[begin Raw data]
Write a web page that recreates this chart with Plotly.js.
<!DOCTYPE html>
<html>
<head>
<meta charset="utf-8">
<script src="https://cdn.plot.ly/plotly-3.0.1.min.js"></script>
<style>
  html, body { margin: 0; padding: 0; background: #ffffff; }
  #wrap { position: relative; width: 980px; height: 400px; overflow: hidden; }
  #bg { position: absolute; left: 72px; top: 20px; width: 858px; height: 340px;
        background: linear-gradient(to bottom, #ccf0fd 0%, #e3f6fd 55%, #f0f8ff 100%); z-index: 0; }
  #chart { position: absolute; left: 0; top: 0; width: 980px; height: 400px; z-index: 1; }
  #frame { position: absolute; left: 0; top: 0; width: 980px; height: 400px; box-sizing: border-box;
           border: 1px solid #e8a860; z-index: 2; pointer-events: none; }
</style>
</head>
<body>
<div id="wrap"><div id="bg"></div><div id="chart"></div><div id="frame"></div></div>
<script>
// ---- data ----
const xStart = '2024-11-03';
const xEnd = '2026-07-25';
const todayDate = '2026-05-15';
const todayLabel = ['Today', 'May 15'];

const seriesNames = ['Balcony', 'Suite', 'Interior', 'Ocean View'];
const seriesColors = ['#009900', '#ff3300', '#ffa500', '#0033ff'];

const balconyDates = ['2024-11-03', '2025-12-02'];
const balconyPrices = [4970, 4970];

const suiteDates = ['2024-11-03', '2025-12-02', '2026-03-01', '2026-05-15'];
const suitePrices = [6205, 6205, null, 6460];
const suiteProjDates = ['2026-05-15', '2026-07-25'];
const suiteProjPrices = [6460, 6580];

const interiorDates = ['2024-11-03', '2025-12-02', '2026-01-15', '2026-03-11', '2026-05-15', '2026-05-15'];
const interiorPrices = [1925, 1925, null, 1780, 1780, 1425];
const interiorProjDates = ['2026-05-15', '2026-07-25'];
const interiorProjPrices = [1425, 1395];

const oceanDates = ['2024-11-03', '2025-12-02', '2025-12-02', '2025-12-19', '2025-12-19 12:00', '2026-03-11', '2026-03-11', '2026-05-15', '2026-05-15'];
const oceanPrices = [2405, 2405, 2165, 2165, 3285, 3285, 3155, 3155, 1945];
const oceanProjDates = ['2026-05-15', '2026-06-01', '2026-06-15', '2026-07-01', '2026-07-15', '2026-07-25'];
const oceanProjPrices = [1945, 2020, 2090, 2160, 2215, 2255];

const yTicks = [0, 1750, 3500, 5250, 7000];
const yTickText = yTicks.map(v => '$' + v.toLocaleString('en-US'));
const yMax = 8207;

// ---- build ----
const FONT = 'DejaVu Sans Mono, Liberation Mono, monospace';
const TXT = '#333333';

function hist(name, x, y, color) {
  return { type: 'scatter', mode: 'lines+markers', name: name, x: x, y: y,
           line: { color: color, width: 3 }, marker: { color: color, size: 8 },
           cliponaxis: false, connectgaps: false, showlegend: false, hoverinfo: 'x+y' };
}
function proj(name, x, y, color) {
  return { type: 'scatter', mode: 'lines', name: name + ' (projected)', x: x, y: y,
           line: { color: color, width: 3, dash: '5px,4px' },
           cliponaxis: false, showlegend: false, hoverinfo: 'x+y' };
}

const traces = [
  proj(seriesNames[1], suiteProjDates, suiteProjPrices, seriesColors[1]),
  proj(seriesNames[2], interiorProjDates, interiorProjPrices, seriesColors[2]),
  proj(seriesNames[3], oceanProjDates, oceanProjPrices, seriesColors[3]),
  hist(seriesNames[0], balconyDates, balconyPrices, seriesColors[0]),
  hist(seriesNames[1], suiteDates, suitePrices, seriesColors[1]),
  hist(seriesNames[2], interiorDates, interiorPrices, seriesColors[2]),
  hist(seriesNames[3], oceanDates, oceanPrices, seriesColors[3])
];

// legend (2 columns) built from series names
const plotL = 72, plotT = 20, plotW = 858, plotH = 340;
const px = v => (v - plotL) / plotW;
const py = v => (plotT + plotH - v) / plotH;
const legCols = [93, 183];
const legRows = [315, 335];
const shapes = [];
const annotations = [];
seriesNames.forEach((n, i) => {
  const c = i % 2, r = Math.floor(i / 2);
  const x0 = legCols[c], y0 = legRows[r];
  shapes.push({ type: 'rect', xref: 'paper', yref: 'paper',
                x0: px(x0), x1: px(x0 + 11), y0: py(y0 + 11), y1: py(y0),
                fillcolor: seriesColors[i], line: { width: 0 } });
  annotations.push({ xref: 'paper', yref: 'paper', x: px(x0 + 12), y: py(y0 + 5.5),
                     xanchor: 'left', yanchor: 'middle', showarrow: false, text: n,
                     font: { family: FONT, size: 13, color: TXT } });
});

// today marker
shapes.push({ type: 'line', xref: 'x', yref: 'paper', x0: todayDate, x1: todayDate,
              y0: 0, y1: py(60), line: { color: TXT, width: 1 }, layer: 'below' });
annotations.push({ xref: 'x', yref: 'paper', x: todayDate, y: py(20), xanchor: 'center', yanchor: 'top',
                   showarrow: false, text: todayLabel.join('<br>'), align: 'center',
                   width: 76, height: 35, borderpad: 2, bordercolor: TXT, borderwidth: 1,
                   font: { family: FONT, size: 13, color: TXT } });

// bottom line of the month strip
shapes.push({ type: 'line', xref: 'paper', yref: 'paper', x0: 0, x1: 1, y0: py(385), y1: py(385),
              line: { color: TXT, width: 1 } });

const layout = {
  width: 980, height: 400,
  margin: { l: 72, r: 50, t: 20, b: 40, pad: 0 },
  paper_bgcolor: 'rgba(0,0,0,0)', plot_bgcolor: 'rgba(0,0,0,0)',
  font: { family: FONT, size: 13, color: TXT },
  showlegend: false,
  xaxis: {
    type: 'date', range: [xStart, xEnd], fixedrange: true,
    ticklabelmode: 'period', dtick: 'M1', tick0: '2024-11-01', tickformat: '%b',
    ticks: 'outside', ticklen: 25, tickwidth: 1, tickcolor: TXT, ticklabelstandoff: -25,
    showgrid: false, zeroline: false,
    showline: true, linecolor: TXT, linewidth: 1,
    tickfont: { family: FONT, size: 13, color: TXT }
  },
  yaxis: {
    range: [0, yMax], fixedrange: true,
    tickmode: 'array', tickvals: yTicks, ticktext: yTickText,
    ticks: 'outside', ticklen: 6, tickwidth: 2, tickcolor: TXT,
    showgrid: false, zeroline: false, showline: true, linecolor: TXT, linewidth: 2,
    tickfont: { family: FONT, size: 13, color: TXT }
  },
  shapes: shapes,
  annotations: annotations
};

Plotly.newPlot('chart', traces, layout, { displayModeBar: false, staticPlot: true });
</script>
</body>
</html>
[end Raw data]
[begin Raw data]
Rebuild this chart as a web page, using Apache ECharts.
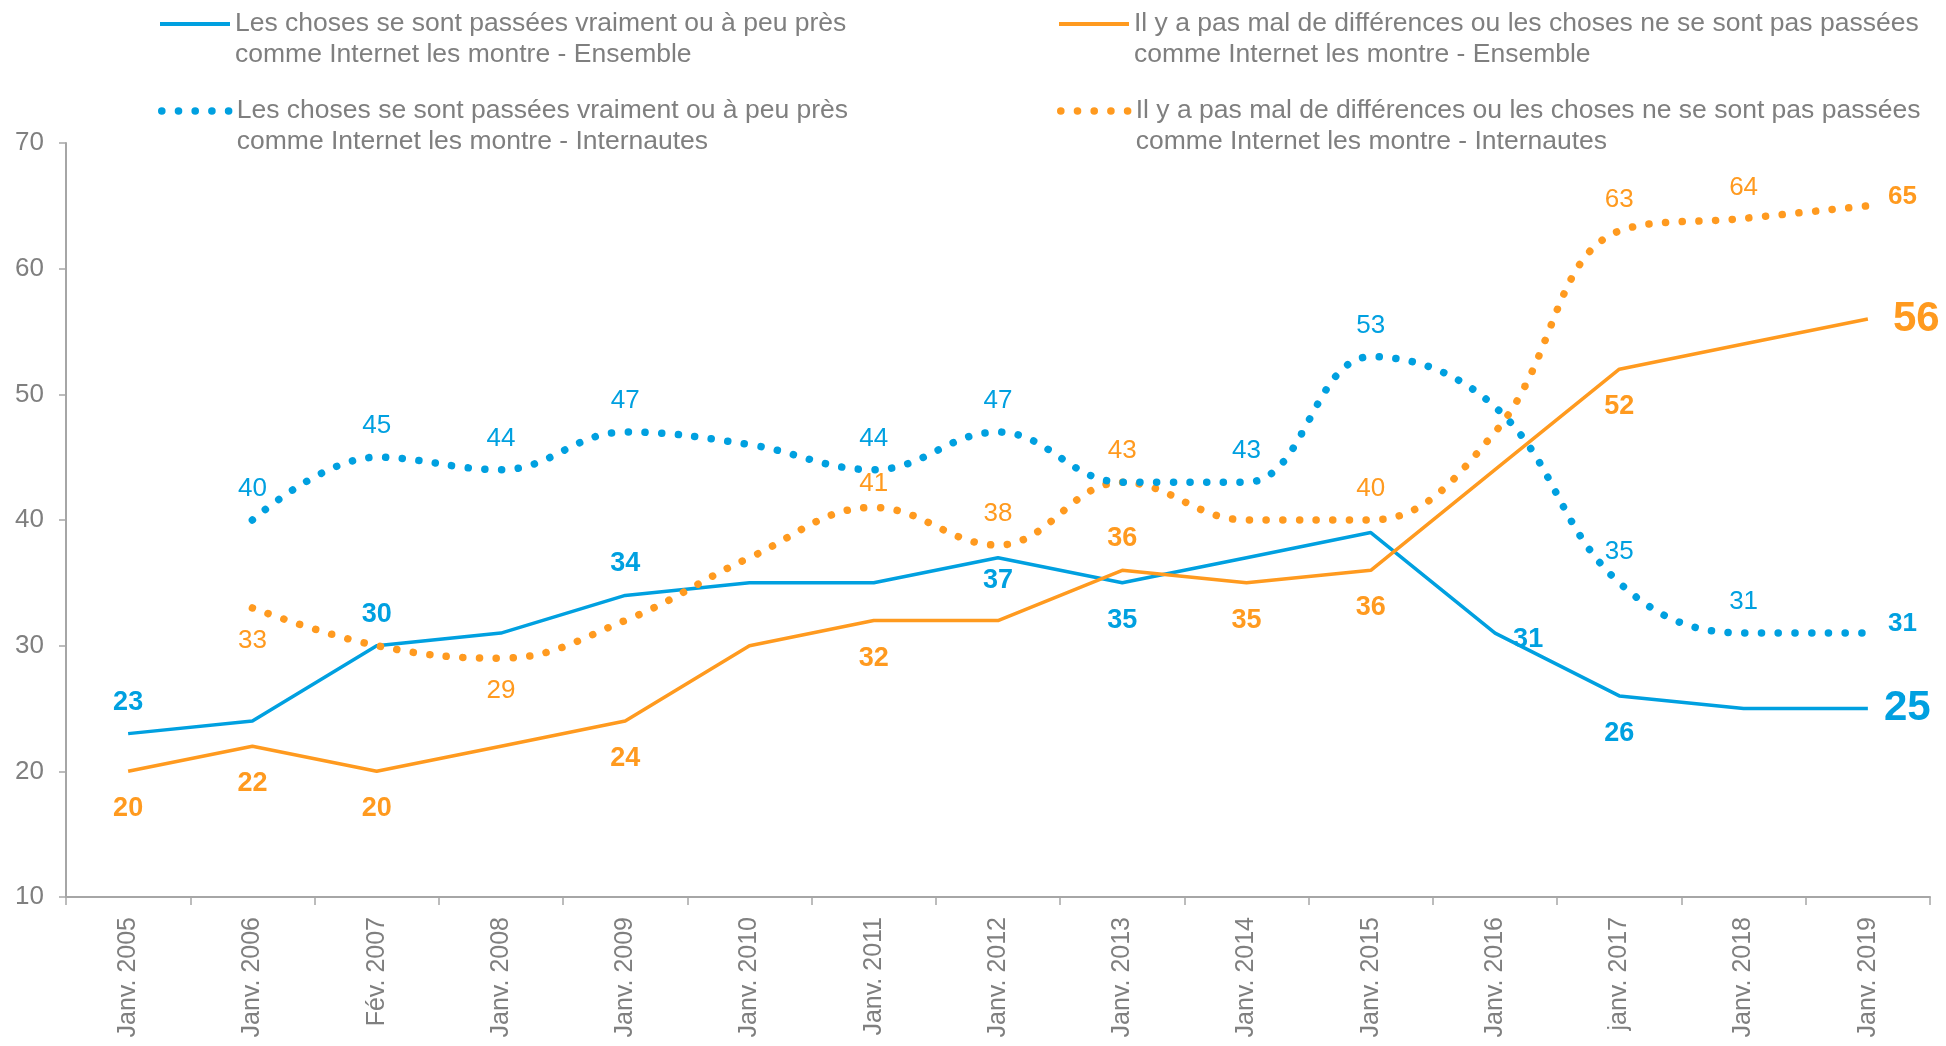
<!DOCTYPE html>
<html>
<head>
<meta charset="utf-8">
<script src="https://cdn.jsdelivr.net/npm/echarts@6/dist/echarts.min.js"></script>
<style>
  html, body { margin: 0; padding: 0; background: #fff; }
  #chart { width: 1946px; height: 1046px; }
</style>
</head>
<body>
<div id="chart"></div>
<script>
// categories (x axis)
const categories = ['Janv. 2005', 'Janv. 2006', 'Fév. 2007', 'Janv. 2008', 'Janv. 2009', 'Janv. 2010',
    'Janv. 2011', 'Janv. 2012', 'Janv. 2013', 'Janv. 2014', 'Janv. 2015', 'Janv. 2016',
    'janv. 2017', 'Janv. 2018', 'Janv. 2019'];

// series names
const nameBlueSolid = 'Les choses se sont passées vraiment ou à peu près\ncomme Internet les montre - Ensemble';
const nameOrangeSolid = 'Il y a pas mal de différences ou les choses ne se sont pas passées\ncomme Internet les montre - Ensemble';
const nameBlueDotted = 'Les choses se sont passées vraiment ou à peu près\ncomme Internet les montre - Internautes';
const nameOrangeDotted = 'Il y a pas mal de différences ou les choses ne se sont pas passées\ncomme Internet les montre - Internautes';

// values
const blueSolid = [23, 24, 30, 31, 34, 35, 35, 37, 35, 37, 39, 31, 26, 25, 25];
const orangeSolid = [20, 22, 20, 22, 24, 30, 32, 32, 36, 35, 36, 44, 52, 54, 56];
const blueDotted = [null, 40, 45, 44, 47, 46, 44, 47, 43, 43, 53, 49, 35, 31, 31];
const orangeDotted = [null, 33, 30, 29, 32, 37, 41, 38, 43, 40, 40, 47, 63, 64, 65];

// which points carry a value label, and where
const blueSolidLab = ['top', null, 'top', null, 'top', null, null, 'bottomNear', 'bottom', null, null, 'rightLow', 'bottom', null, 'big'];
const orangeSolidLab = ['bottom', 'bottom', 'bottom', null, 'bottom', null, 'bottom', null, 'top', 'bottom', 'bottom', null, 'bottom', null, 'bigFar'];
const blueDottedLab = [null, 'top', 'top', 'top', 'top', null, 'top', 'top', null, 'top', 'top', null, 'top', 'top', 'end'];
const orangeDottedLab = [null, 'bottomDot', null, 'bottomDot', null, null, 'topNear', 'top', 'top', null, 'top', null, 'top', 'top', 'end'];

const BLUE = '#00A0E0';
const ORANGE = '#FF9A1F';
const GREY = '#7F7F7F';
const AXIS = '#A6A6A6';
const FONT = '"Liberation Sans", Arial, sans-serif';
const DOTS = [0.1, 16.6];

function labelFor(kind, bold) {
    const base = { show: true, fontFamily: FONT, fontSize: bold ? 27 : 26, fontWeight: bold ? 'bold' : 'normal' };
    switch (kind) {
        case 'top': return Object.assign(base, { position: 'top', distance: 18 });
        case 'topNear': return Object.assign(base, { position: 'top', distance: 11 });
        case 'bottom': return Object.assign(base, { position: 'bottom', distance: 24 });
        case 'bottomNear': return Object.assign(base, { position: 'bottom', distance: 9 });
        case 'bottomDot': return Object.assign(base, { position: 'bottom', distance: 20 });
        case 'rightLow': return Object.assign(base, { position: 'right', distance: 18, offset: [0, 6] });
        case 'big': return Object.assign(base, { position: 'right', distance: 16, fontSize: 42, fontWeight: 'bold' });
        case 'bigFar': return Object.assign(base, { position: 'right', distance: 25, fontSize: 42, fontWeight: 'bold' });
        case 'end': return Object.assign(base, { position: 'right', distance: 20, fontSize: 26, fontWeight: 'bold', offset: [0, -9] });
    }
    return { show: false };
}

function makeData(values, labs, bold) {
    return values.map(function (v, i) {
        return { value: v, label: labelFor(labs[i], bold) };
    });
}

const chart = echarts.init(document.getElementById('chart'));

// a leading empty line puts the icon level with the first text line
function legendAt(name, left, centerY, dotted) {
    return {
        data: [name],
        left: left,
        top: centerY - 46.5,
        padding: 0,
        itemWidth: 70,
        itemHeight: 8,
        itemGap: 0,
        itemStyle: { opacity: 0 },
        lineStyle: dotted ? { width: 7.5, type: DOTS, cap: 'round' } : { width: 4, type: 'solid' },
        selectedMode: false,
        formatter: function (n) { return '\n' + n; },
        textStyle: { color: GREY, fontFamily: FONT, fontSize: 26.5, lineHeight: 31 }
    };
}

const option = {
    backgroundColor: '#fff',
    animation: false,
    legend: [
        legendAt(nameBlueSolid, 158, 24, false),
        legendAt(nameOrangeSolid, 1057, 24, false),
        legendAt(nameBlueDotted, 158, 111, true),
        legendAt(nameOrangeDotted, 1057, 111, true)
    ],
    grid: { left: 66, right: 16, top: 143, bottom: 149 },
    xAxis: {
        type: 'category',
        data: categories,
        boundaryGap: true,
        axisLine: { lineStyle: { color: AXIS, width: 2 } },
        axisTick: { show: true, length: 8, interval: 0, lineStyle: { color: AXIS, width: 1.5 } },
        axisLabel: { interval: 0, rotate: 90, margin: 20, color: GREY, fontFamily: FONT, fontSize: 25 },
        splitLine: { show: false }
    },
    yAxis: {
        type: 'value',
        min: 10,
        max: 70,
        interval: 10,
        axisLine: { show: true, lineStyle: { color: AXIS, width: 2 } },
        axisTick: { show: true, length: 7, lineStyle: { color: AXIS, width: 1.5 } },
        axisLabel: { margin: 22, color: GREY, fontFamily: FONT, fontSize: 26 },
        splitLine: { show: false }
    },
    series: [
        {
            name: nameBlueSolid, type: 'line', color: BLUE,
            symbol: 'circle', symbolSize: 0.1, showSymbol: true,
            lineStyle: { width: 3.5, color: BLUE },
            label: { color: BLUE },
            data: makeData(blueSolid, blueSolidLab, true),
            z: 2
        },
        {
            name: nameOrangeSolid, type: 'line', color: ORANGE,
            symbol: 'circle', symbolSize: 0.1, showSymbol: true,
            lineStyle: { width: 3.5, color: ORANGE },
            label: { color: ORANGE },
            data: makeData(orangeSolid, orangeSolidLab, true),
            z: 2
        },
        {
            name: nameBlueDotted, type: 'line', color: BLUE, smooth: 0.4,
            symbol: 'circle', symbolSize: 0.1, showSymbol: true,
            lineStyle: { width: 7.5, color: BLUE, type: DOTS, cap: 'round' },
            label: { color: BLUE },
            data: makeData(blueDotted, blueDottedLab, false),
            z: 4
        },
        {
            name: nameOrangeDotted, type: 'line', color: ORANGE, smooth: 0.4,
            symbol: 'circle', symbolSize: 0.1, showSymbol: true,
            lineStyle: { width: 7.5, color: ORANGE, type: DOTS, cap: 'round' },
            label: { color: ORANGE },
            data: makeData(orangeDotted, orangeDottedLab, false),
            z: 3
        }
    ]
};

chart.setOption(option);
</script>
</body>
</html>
[end Raw data]
> _Your task_
Transcribe the lines between the one holding "Rebuild this chart" and the one holding "2018', 'Janv. 2019'];", inclusive, and leave out any pictures.

> _Answer to this task_
Rebuild this chart as a web page, using Apache ECharts.
<!DOCTYPE html>
<html>
<head>
<meta charset="utf-8">
<script src="https://cdn.jsdelivr.net/npm/echarts@6/dist/echarts.min.js"></script>
<style>
  html, body { margin: 0; padding: 0; background: #fff; }
  #chart { width: 1946px; height: 1046px; }
</style>
</head>
<body>
<div id="chart"></div>
<script>
// categories (x axis)
const categories = ['Janv. 2005', 'Janv. 2006', 'Fév. 2007', 'Janv. 2008', 'Janv. 2009', 'Janv. 2010',
    'Janv. 2011', 'Janv. 2012', 'Janv. 2013', 'Janv. 2014', 'Janv. 2015', 'Janv. 2016',
    'janv. 2017', 'Janv. 2018', 'Janv. 2019'];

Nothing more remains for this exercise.